あ〜お母さんが言っていたのって、「他人の見た目に関する発言は控えよ」って意味だったのか、、、と。
生き方の正解
あれこれ考えてみて、辿り着く答えとしては「ルックスは重要だから、容易に消せない入れ墨を検討する際には慎重に」、「他人の見た目に関してあれこれ言うのは良くないから、この手の話題にはあまり関わらない方がスマート」ということになるのかなと。
本当に息苦しいですね、現代社会。
尖ろうとして自滅。
ユニークでいることに積極的になって自滅。
それじゃあ一体どうすればいいのか?
所詮この世は「影響力」と「お金」。
パワーを持っている奴、マネーを持っている奴が他者を好き勝手操って、その快感に酔いしれる。
メランコリック現代 - 元台湾在住サラリーマンの徒然なる日々
憂鬱な時代。。。
終わりに
もしかしたら、「支離滅裂な記事」と思われた方もいらっしゃるかもしれませんが、結局のところ、ちょっとした社会問題でも掘り下げてみると色んな問題が複雑に絡み合っていたりして、案外深いんですよね。
今回の入れ墨ホルダー入浴拒否問題に関しても、「他人を見た目で判断してはいけないから全ての施設で入浴を認めましょう!」という簡単な話には収まらないわけです。上で書いた通り、日本における歴史的な背景もありますし、インテリ層の中に特にこれに抵抗感を持つ人が多いのも事実だと思います。ですから、うまいこと住み分けを計ってお互いが少しでも気分良く過ごせる道を模索するしかないのかなと。
あとは今回こういう記事を書いていて思うわけですが、本当に何かものを言うのが難しい時代になりましたね。当サイトのようなただの個人ブログであっても、気をつけて書かないとすぐに匿名で叩かれますから。入浴施設のオーナーさんたちは頭を抱えていることでしょうね。どっち側についても文句を言われる可能性が高いわけで。まあだからこそ、はっきりと方針を宣言してしまう方が賢いのだとは思いますが。

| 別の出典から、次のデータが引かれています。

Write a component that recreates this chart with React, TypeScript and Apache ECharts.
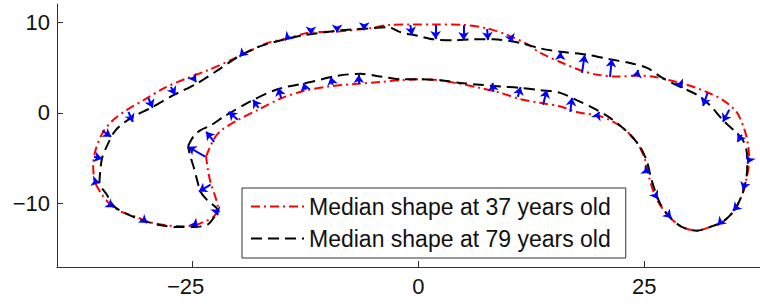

以前、結婚や出産を機に入れ墨を消そうとして大変な苦労をする女性が多いという話を読んだため、台湾の女の子たちに入れ墨が流行っている現状に関しては、個人的には複雑な思いです。服やアクセサリーは容易に捨てたり新調したりできますが、タトゥーはある程度サイズがあると消すのが本当に大変というか、ほぼ不可能だったりしますから。ですから、結婚や出産をしない女性の割合が世界一高い国である台湾に対しては、色々と思うことがあります。色んな角度からリアルを窺い知ることができるのだなと。
何でもかんでも自分で選ばなきゃならない時代なのに、どんな選択をしてもそれは誰かにとってはミステイク。他人なんて気にせず我が道を、、、と言ったところで、どこで何をするにしてもそこにいるのは人、人、人。
P.S. 当記事中で私は1つだけ嘘をつきました。ごめんなさい。